Decize: an island on the Loire
On the edge of the Morvan, and focal point of the southern Nivernais region, the picturesque country town of Decize is perched on a rocky island in the middle of the Loire. The town’s turbulent history has left its mark on the surrounding countryside. Situated at the junction of the Loire and the Aron rivers, and of the Nivernais Canal and the Loire Lateral Canal, Decize is a veritable waterway crossroads.
Gliding down the Loire
In the best local boating tradition, Les Ligéries (an association of former Loire boatmen based in Decize) organise cruises aboard a gabarre (traditional barge measuring 15 m by 3.70 m). You can also rent a barge for the day or canoe down the river with the Canoë-Club de Decize based at Saint-Léger-des-Vignes.

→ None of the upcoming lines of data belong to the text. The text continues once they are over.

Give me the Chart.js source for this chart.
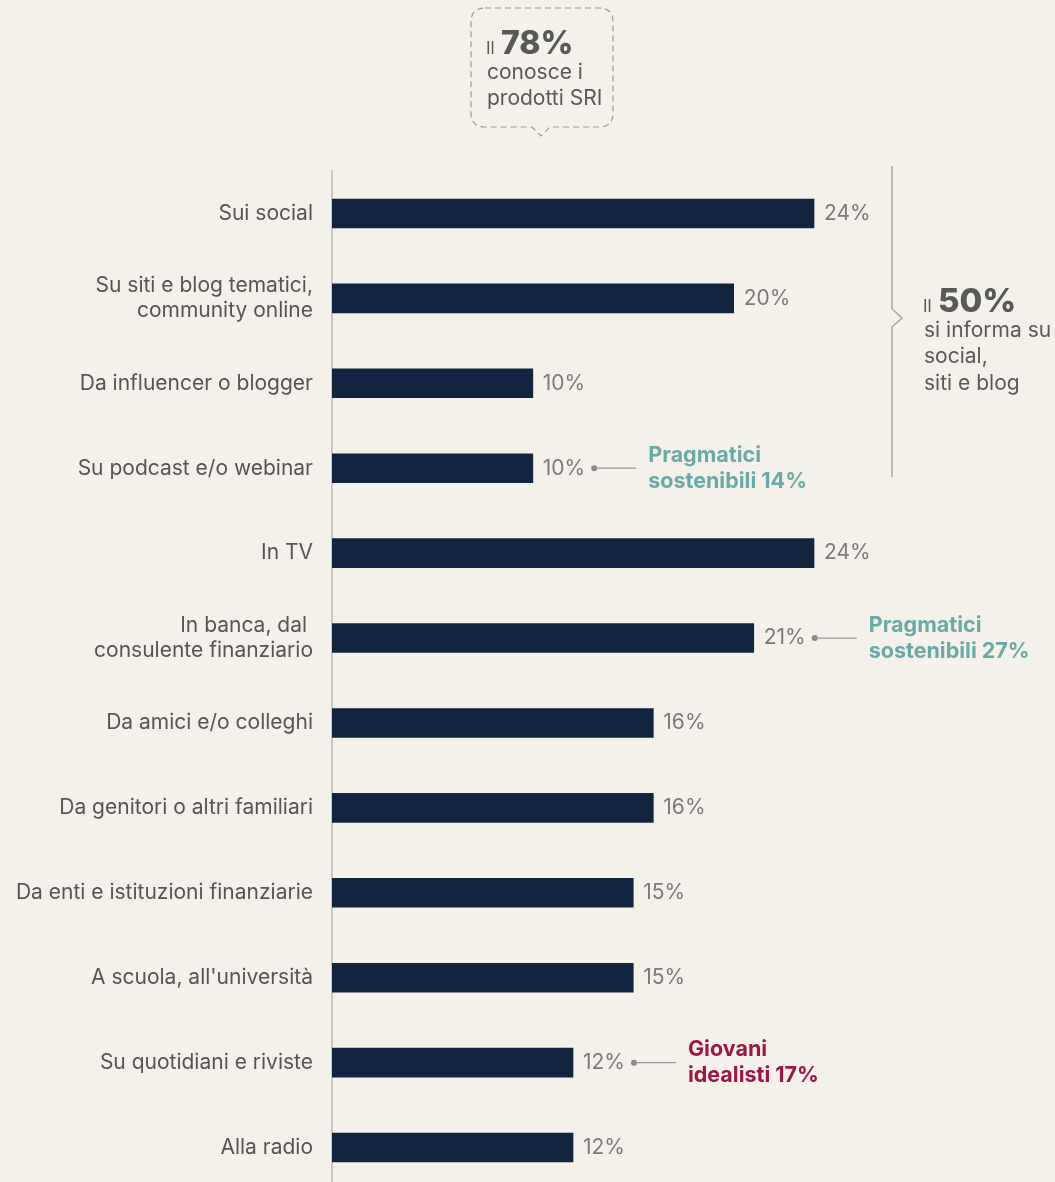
<!DOCTYPE html>
<html><head><meta charset="utf-8">
<script src="https://cdn.jsdelivr.net/npm/chart.js@4/dist/chart.umd.min.js"></script>
<style>
html,body{margin:0;padding:0;background:#f4f1eb;overflow:hidden;}
canvas{display:block;}
</style></head>
<body>
<canvas id="c" width="1055" height="1190"></canvas>
<script>
const categories = [
  'Sui social',
  ['Su siti e blog tematici,', 'community online'],
  'Da influencer o blogger',
  'Su podcast e/o webinar',
  'In TV',
  ['In banca, dal ', 'consulente finanziario'],
  'Da amici e/o colleghi',
  'Da genitori o altri familiari',
  'Da enti e istituzioni finanziarie',
  "A scuola, all'università",
  'Su quotidiani e riviste',
  'Alla radio'
];
const values = [24, 20, 10, 10, 24, 21, 16, 16, 15, 15, 12, 12];
const calloutIndex = [3, 5, 10];
const calloutLines = [
  ['Pragmatici', 'sostenibili 14%'],
  ['Pragmatici', 'sostenibili 27%'],
  ['Giovani', 'idealisti 17%']
];
const calloutColors = ['#6aa9a8', '#6aa9a8', '#9c1748'];
const topNote = ['Il', '78%', 'conosce i', 'prodotti SRI'];
const sideNote = ['Il', '50%', 'si informa su', 'social,', 'siti e blog'];

const FONT = 'Inter, "Noto Sans", sans-serif';

const annotPlugin = {
  id: 'annot',
  afterDatasetsDraw(chart) {
    const ctx = chart.ctx;
    const meta = chart.getDatasetMeta(0);
    ctx.save();
    ctx.font = '400 21px ' + FONT;
    ctx.textBaseline = 'middle';
    ctx.textAlign = 'left';
    const labelEnds = [];
    meta.data.forEach((bar, i) => {
      const t = values[i] + '%';
      ctx.fillStyle = '#7a7a7a';
      ctx.fillText(t, bar.x + 10, bar.y);
      labelEnds[i] = bar.x + 10 + ctx.measureText(t).width;
    });
    calloutIndex.forEach((idx, k) => {
      const bar = meta.data[idx];
      const dx = labelEnds[idx] + 9;
      const y = bar.y;
      ctx.fillStyle = '#888';
      ctx.beginPath(); ctx.arc(dx, y, 3, 0, Math.PI * 2); ctx.fill();
      ctx.strokeStyle = '#999'; ctx.lineWidth = 1.2;
      ctx.beginPath(); ctx.moveTo(dx, y); ctx.lineTo(dx + 42, y); ctx.stroke();
      ctx.fillStyle = calloutColors[k];
      ctx.font = '700 21.5px ' + FONT;
      ctx.textAlign = 'left';
      ctx.fillText(calloutLines[k][0], dx + 54, y - 13);
      ctx.fillText(calloutLines[k][1], dx + 54, y + 13);
    });
    ctx.strokeStyle = '#9a9a9a'; ctx.lineWidth = 1.2; ctx.setLineDash([6, 4]);
    const L = 471, R = 613, T = 8, B = 127, r = 14, tx = 541;
    ctx.beginPath();
    ctx.moveTo(L + r, T); ctx.lineTo(R - r, T); ctx.quadraticCurveTo(R, T, R, T + r);
    ctx.lineTo(R, B - r); ctx.quadraticCurveTo(R, B, R - r, B);
    ctx.lineTo(tx + 9, B); ctx.lineTo(tx, B + 9); ctx.lineTo(tx - 9, B);
    ctx.lineTo(L + r, B); ctx.quadraticCurveTo(L, B, L, B - r);
    ctx.lineTo(L, T + r); ctx.quadraticCurveTo(L, T, L + r, T);
    ctx.stroke();
    ctx.setLineDash([]);
    ctx.fillStyle = '#595959';
    ctx.textBaseline = 'alphabetic';
    ctx.font = '400 17px ' + FONT;
    ctx.fillText(topNote[0], 486, 54);
    ctx.font = '800 32px ' + FONT;
    ctx.fillText(topNote[1], 501, 54);
    ctx.font = '400 21px ' + FONT;
    ctx.textBaseline = 'middle';
    ctx.fillText(topNote[2], 487, 73);
    ctx.fillText(topNote[3], 487, 99);
    ctx.strokeStyle = '#a8a8a8'; ctx.lineWidth = 1.5;
    ctx.beginPath();
    ctx.moveTo(892, 166); ctx.lineTo(892, 309); ctx.lineTo(902, 318); ctx.lineTo(892, 327); ctx.lineTo(892, 477);
    ctx.stroke();
    ctx.textBaseline = 'alphabetic';
    ctx.fillStyle = '#595959';
    ctx.font = '400 17px ' + FONT;
    ctx.fillText(sideNote[0], 923, 312);
    ctx.font = '800 33px ' + FONT;
    ctx.fillText(sideNote[1], 938, 312);
    ctx.font = '400 21px ' + FONT;
    ctx.textBaseline = 'middle';
    ctx.fillText(sideNote[2], 924, 331);
    ctx.fillText(sideNote[3], 924, 357);
    ctx.fillText(sideNote[4], 924, 384);
    ctx.restore();
  }
};

new Chart(document.getElementById('c'), {
  type: 'bar',
  data: {
    labels: categories,
    datasets: [{
      data: values,
      backgroundColor: '#12243f',
      barThickness: 29,
      borderWidth: 0
    }]
  },
  options: {
    indexAxis: 'y',
    responsive: false,
    animation: false,
    layout: { padding: { top: 171, bottom: 0, left: 0, right: 0 } },
    plugins: { legend: { display: false }, tooltip: { enabled: false } },
    scales: {
      x: { display: false, min: 0, max: 36, grid: { display: false } },
      y: {
        afterFit(scale) { scale.width = 332; scale.paddingTop = 0; scale.paddingBottom = 0; },
        grid: { display: false, drawTicks: false, tickLength: 0 },
        border: { display: true, color: '#cbc8c3', width: 2 },
        ticks: {
          color: '#555555',
          padding: 19,
          font: { family: FONT, size: 21, lineHeight: 1.2 }
        }
      }
    }
  },
  plugins: [annotPlugin]
});
</script>
</body></html>
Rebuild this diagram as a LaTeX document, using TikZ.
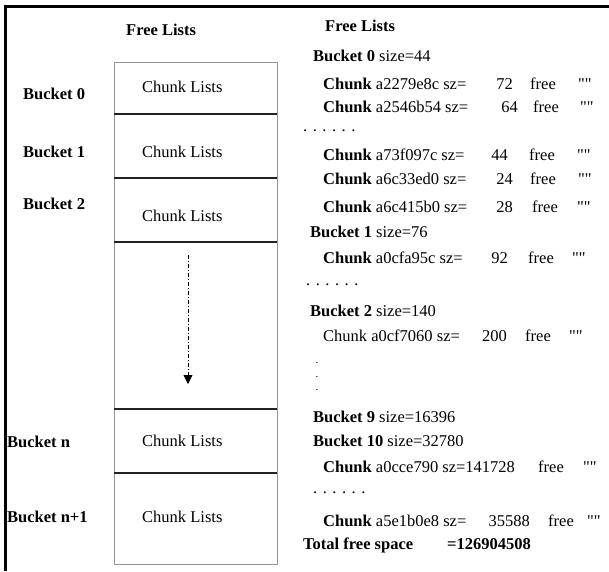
\documentclass[tikz,border=0pt]{standalone}
\usepackage{fontspec}
\setmainfont{Liberation Serif}
\newfontfamily\qfont{Liberation Serif}[Ligatures=TeXOff]
\usetikzlibrary{arrows.meta,positioning}
\definecolor{slotgray}{RGB}{150,150,150}
\definecolor{divblack}{RGB}{35,35,35}
\tikzset{
  txt/.style={inner sep=0pt, text height=11pt, text depth=3pt,
              font=\fontsize{16.5}{18}\selectfont},
  btxt/.style={txt, font=\fontsize{16.5}{18}\selectfont\bfseries},
  dotcol/.style={inner sep=0pt, align=center,
                 font=\fontsize{11}{13.5}\selectfont},
  frm/.style={black, line width=2.2pt},
  slot/.style={draw=slotgray, line width=0.9pt},
  divl/.style={divblack, line width=1.1pt},
  flowarr/.style={-{Triangle[width=9pt,length=9pt]}, black, line width=0.8pt,
                  dash pattern=on 4pt off 2pt on 1pt off 2pt},
}
\newcommand{\qq}{{\qfont ""}}
% one chunk line of the dump: name, y, word, address, size, size end, free, quotes
\newcommand{\chunkrow}[8]{%
  \node[txt, anchor=west] (#1) at (323,#2) {#3 #4};
  \node[txt, anchor=east] (#1-sz) at (#6,#2) {#5};
  \node[txt, anchor=west] (#1-st) at (#7,#2) {free};
  \node[txt, anchor=west] (#1-q) at (#8,#2) {\qq};}

\begin{document}
\begin{tikzpicture}[x=1pt, y=-1pt]
  \useasboundingbox (0,0) rectangle (609,571);
  \draw[frm] (5.5,571) -- (5.5,6.5) -- (609,6.5);

  % bucket array
  \node[btxt, anchor=west] (lists-title) at (126,31) {Free Lists};
  \draw[slot] (114,62) rectangle (277,564);
  \foreach \yy in {114,178,242,409,473}
    \draw[divl] (114,\yy) -- (277,\yy);
  \foreach \nm/\yy in {0/88,1/153,2/217,n/442,n1/518}
    \node[txt, anchor=west] (cl-\nm) at (142,\yy) {Chunk Lists};
  \node[btxt, anchor=west] (bk-0) at (23,95) {Bucket 0};
  \node[btxt, anchor=west] (bk-1) at (23,153) {Bucket 1};
  \node[btxt, anchor=west] (bk-2) at (23,205) {Bucket 2};
  \node[btxt, anchor=west] (bk-n) at (7,443) {Bucket n};
  \node[btxt, anchor=west] (bk-n1) at (7,518) {Bucket n+1};
  \coordinate (gap-top) at (188,255);
  \coordinate (gap-end) at (188,384);
  \draw[flowarr] (gap-top) -- (gap-end);

  % dump of the lists
  \node[btxt, anchor=west] (dump-title) at (325,27) {Free Lists};
  \node[txt, anchor=west] (db-0) at (313,57) {\textbf{Bucket 0} size=44};
  \chunkrow{c1}{85}{\textbf{Chunk}}{a2279e8c sz=}{72}{513}{530}{578}
  \chunkrow{c2}{108}{\textbf{Chunk}}{a2546b54 sz=}{64}{518}{533}{580}
  \node[txt, anchor=west] (dots-1) at (303,127) {. . . . . .};
  \chunkrow{c3}{156}{\textbf{Chunk}}{a73f097c sz=}{44}{508}{529}{577}
  \chunkrow{c4}{180}{\textbf{Chunk}}{a6c33ed0 sz=}{24}{513}{530}{578}
  \chunkrow{c5}{208}{\textbf{Chunk}}{a6c415b0 sz=}{28}{513}{532}{577}
  \node[txt, anchor=west] (db-1) at (310,233) {\textbf{Bucket 1} size=76};
  \chunkrow{c6}{259}{\textbf{Chunk}}{a0cfa95c sz=}{92}{508}{528}{572}
  \node[txt, anchor=west] (dots-2) at (306,281) {. . . . . .};
  \node[txt, anchor=west] (db-2) at (310,312) {\textbf{Bucket 2} size=140};
  \chunkrow{c7}{337}{Chunk}{a0cf7060 sz=}{200}{507}{525}{569}
  \node[dotcol, anchor=south] (vdots) at (317,391) {.\\.\\.};
  \node[txt, anchor=west] (db-9) at (313,418) {\textbf{Bucket 9} size=16396};
  \node[txt, anchor=west] (db-10) at (313,442) {\textbf{Bucket 10} size=32780};
  \chunkrow{c8}{468}{\textbf{Chunk}}{a0cce790 sz=141728}{}{520}{538}{583}
  \node[txt, anchor=west] (dots-3) at (313,489) {. . . . . .};
  \chunkrow{c9}{522}{\textbf{Chunk}}{a5e1b0e8 sz=}{35588}{530}{548}{587}
  \node[btxt, anchor=west] (total) at (303,545) {Total free space};
  \node[btxt, anchor=west] (total-val) at (447,545) {=126904508};
\end{tikzpicture}
\end{document}
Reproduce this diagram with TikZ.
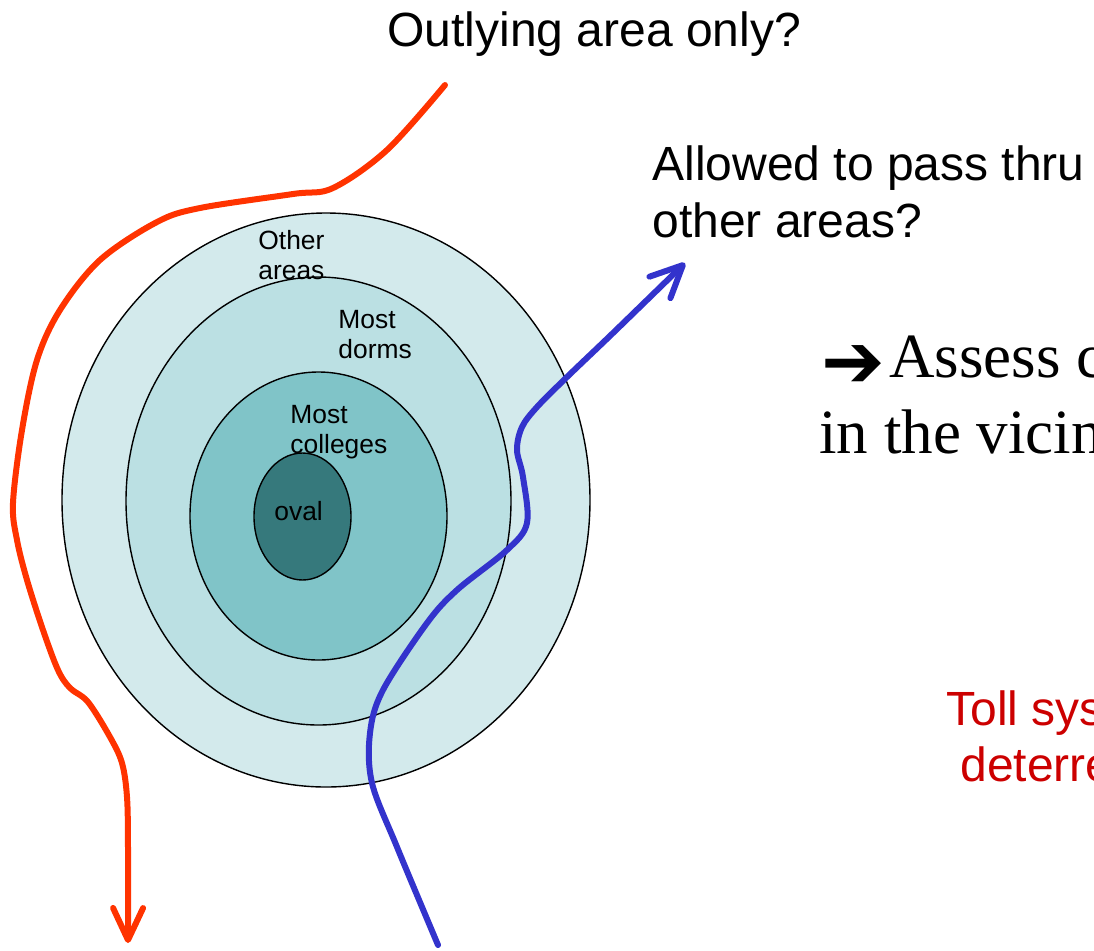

This former stronghold is enviably situated atop a rocky spur overlooking the river and the Nivernais Canal. With is many rivers and streams, Châtillon fully deserves its reputation as a paradise for fishing enthusiasts. Located in the middle of cattle and cereal farmland, Châtillon-en-Bazois is proud of its past (château and church).
Dive into the water at the Etang Vaux, between Châtillon-en-Bazois and Corbigny (altitude 260 m). This fishing, swimming and water sports area is very popular in summer and makes a refreshing port of call. There are facilities for waterway tourists at the port of Les Poujats. The canal is connected to the Etang (pond).
The “staircase” of Sardy-les-Epiry
The Nivernais Canal, originally built to supply Paris with firewood, is a true compendium of 19C engineering techniques (81 locks, extraordinary civil engineering structures) set amidst lush green countryside. One of the most beautiful and impressive constructions is the series of 16 locks in the space of 3 km allowing the canal to negotiate a major change in relief.
Vézelay: the eternal hill
Vézelay unveils its many charms to those who take the trouble to explore its steep streets. The medieval village spreads out over one side of a hill which seems to point up to its crowning glory – the basilica. Vézelay has been a landmark of Christianity since the Middle Ages. The faithful were attracted by the relics of Mary-Magdalen and later the town became an assembly point for the pilgrimage to Santiago de Compostella in Spain. It was here that St Bernard preached before the Second Crusade and were Philip Augustus and Richard the Lionheart met before the Third Crusade. Now as before, the town’s most famous attraction is the basilica of Sainte-Madeleine: “Undisputed masterpiece of Romanesque architecture”.
Travel back to the golden age of the log floaters.
On 14 July each year, Clamecy perpetuates tradition by staging very lively water jousts (the favourite pastime of the log floaters). You can find out more about this aspect of local culture at the Romain-Rolland Museum in town, or at Asnois (near Tannay) where the earthy founder of the “Morvan Log Train Association” exhibits his models and regales visitors with stories of the log floaters.
Go climbing above the Yonne.
How about a little rock climbing as a change from cycling? The Saussois rocks at Merry-sur-Yonne offer an extensive choice of climbs (400 routes rated 4 to 8 on the scale of difficulty). You will be rewarded by a view of the Yonne stretching out like a ribbon 60 m below you. The Surgy rocks are more accessible and suitable for beginners.
Auxerre, City of Artistic and Historical Interest, possesses one of the most beautiful townscapes in France: from the Pont Paul Bert, straddling the river Yonne, you can admire the many fine buildings: the Abbey of Saint-Germain, the Cathedral of Saint-Etienne, the Tour de l'Horloge (Clock Tower), etc.